▶ **Job**:
Go through the material below and copy all lines with "chart".

▬▬▬

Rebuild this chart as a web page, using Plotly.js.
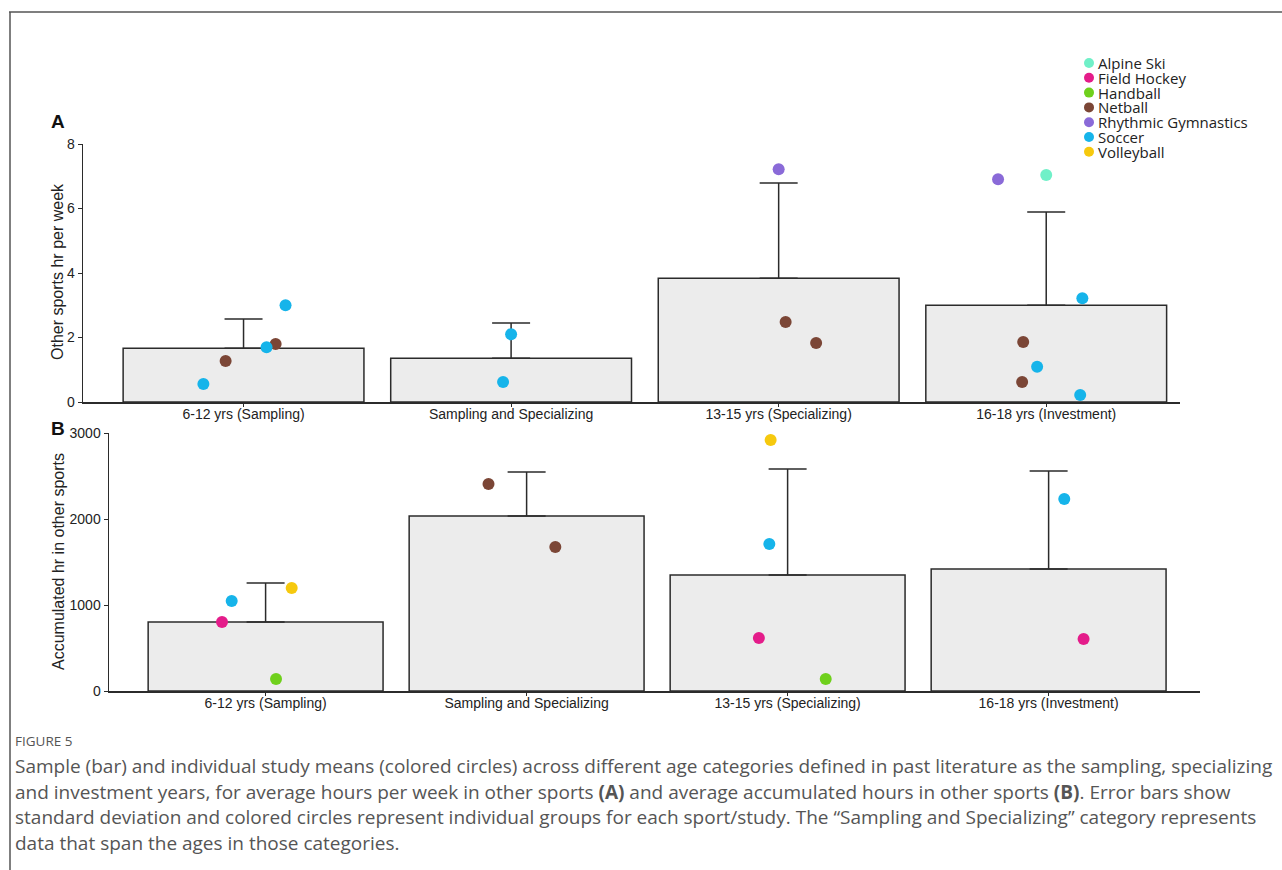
<!DOCTYPE html>
<html>
<head>
<meta charset="utf-8">
<script src="https://cdn.plot.ly/plotly-3.0.1.min.js"></script>
<style>html,body{margin:0;padding:0;background:#fff;}#chart{width:1282px;height:870px;}</style>
</head>
<body>
<div id="chart"></div>
<script>
// ---------- data ----------
const categories = ["6-12 yrs (Sampling)", "Sampling and Specializing", "13-15 yrs (Specializing)", "16-18 yrs (Investment)"];
const sports = ["Alpine Ski", "Field Hockey", "Handball", "Netball", "Rhythmic Gymnastics", "Soccer", "Volleyball"];
const sportColors = ["#70f0c8", "#e41c8a", "#6fd01c", "#7b4636", "#8a6ad8", "#16b4ea", "#f6c90e"];

// Panel A: other sports hr per week
const aMeans = [1.67, 1.36, 3.84, 3.00];
const aSD = [0.90, 1.09, 2.95, 2.89];
const aPointCat = [0, 0, 0, 0, 0, 1, 1, 2, 2, 2, 3, 3, 3, 3, 3, 3, 3];
const aPointSport = ["Soccer", "Netball", "Soccer", "Netball", "Soccer", "Soccer", "Soccer", "Rhythmic Gymnastics", "Netball", "Netball", "Rhythmic Gymnastics", "Alpine Ski", "Soccer", "Netball", "Soccer", "Netball", "Soccer"];
const aPointVal = [0.56, 1.27, 1.70, 1.80, 3.00, 2.10, 0.62, 7.22, 2.48, 1.83, 6.91, 7.04, 3.22, 1.86, 1.09, 0.62, 0.22];
const aJitter = [-0.15, -0.067, 0.086, 0.12, 0.157, 0.0, -0.03, 0.0, 0.026, 0.14, -0.18, 0.0, 0.135, -0.086, -0.034, -0.09, 0.127];

// Panel B: accumulated hr in other sports
const bMeans = [802, 2035, 1349, 1419];
const bSD = [454, 512, 1232, 1139];
const bPointCat = [0, 0, 0, 0, 1, 1, 2, 2, 2, 2, 3, 3];
const bPointSport = ["Soccer", "Field Hockey", "Volleyball", "Handball", "Netball", "Netball", "Volleyball", "Soccer", "Field Hockey", "Handball", "Soccer", "Field Hockey"];
const bPointVal = [1047, 802, 1198, 140, 2407, 1674, 2918, 1709, 616, 140, 2233, 605];
const bJitter = [-0.13, -0.167, 0.10, 0.04, -0.146, 0.11, -0.065, -0.07, -0.11, 0.146, 0.06, 0.134];

const yTitles = ["Other sports hr per week", "Accumulated hr in other sports"];
const captionTitle = "FIGURE 5";
const captionLines = [
  "Sample (bar) and individual study means (colored circles) across different age categories defined in past literature as the sampling, specializing",
  "and investment years, for average hours per week in other sports <b>(A)</b> and average accumulated hours in other sports <b>(B)</b>. Error bars show",
  "standard deviation and colored circles represent individual groups for each sport/study. The \u201cSampling and Specializing\u201d category represents",
  "data that span the ages in those categories."
];

// ---------- build ----------
const W = 1282, H = 870;
const px = v => v / W;
const py = v => 1 - v / H;
const catIdx = categories.map((c, i) => i);
const dark = "#2b2b2b";
const axFamily = "Liberation Sans, Arial, sans-serif";
const axFont = {family: axFamily, size: 14, color: "#222"};

function barTrace(means, sd, xa, ya) {
  return {
    type: "bar", x: catIdx, y: means, width: 0.9, xaxis: xa, yaxis: ya,
    marker: {color: "#ececec", line: {color: dark, width: 1.5}},
    error_y: {type: "data", symmetric: false, array: sd, arrayminus: sd.map(() => 0),
              color: dark, thickness: 1.5, width: 19},
    showlegend: false, hoverinfo: "skip"
  };
}
function pointTraces(cat, sp, val, jit, xa, ya) {
  const out = [];
  sports.forEach((s, si) => {
    const xs = [], ys = [];
    sp.forEach((v, i) => { if (v === s) { xs.push(cat[i] + jit[i]); ys.push(val[i]); } });
    if (xs.length) out.push({type: "scatter", mode: "markers", x: xs, y: ys, xaxis: xa, yaxis: ya,
      name: s, marker: {color: sportColors[si], size: 12}, showlegend: false});
  });
  return out;
}

const data = [
  barTrace(aMeans, aSD, "x", "y"),
  ...pointTraces(aPointCat, aPointSport, aPointVal, aJitter, "x", "y"),
  barTrace(bMeans, bSD, "x2", "y2"),
  ...pointTraces(bPointCat, bPointSport, bPointVal, bJitter, "x2", "y2")
];

function xAxis(domain, range, anchor) {
  return {domain: domain, range: range, anchor: anchor, tickvals: catIdx, ticktext: categories,
    showline: true, linecolor: dark, linewidth: 1.5, ticks: "outside", ticklen: 3, tickcolor: dark,
    ticklabelstandoff: -4,
    showgrid: false, zeroline: false, tickfont: axFont, fixedrange: true};
}
function yAxis(domain, range, dtick, anchor) {
  return {domain: domain, range: range, dtick: dtick, anchor: anchor,
    showline: true, linecolor: dark, linewidth: 1.5, ticks: "outside", ticklen: 4, tickcolor: dark,
    showgrid: false, zeroline: false, tickfont: axFont, fixedrange: true};
}

const annotations = [];
const shapes = [];
// y-axis titles
annotations.push({text: yTitles[0], xref: "paper", yref: "paper", x: px(57), y: py(272), textangle: -90,
  xanchor: "center", yanchor: "middle", showarrow: false, borderpad: 0, font: {family: axFamily, size: 16, color: "#222"}});
annotations.push({text: yTitles[1], xref: "paper", yref: "paper", x: px(58), y: py(562), textangle: -90,
  xanchor: "center", yanchor: "middle", showarrow: false, borderpad: 0, font: {family: axFamily, size: 16, color: "#222"}});
// panel letters
annotations.push({text: "<b>A</b>", xref: "paper", yref: "paper", x: px(58), y: py(122), xanchor: "center", yanchor: "middle",
  showarrow: false, font: {family: axFamily, size: 19, color: "#111"}});
annotations.push({text: "<b>B</b>", xref: "paper", yref: "paper", x: px(58), y: py(428), xanchor: "center", yanchor: "middle",
  showarrow: false, font: {family: axFamily, size: 19, color: "#111"}});
// legend
sports.forEach((s, i) => {
  const cy = 63 + i * 14.8;
  annotations.push({text: s, xref: "paper", yref: "paper", x: px(1097), y: py(cy), xanchor: "left", yanchor: "middle",
    showarrow: false, borderpad: 0, font: {family: "Open Sans, sans-serif", size: 15, color: "#222"}});
  shapes.push({type: "circle", xref: "paper", yref: "paper", xsizemode: "pixel", ysizemode: "pixel",
    xanchor: px(1089), yanchor: py(cy), x0: -5, x1: 5, y0: -5, y1: 5,
    fillcolor: sportColors[i], line: {width: 0}});
});
// caption
annotations.push({text: captionTitle, xref: "paper", yref: "paper", x: px(13), y: py(741), xanchor: "left", yanchor: "middle",
  showarrow: false, font: {family: "Open Sans, sans-serif", size: 13.5, color: "#555"}});
captionLines.forEach((t, i) => {
  annotations.push({text: t, xref: "paper", yref: "paper", x: px(13), y: py(766 + i * 25.5), xanchor: "left", yanchor: "middle",
    showarrow: false, align: "left", font: {family: "Open Sans, sans-serif", size: 19, color: "#555"}});
});
// frame
shapes.push({type: "line", xref: "paper", yref: "paper", x0: px(9), x1: 1, y0: py(12), y1: py(12), line: {color: "#555", width: 1.5}});
shapes.push({type: "line", xref: "paper", yref: "paper", x0: px(10), x1: px(10), y0: py(12), y1: 0, line: {color: "#555", width: 1.5}});

const layout = {
  width: W, height: H, margin: {l: 0, r: 0, t: 0, b: 0},
  paper_bgcolor: "#fff", plot_bgcolor: "rgba(0,0,0,0)",
  font: {family: axFamily, color: "#222"},
  showlegend: false, barmode: "overlay",
  xaxis: xAxis([px(83), px(1180)], [-0.6, 3.5], "y"),
  yaxis: yAxis([py(402), py(144)], [0, 8], 2, "x"),
  xaxis2: xAxis([px(109), px(1200)], [-0.6, 3.58], "y2"),
  yaxis2: yAxis([py(691), py(433)], [0, 3000], 1000, "x2"),
  annotations: annotations, shapes: shapes
};

Plotly.newPlot("chart", data, layout, {displayModeBar: false, staticPlot: true});
</script>
</body>
</html>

▬▬▬

▶ **Solution to this task**:
Rebuild this chart as a web page, using Plotly.js.
<style>html,body{margin:0;padding:0;background:#fff;}#chart{width:1282px;height:870px;}</style>
<div id="chart"></div>
Plotly.newPlot("chart", data, layout, {displayModeBar: false, staticPlot: true});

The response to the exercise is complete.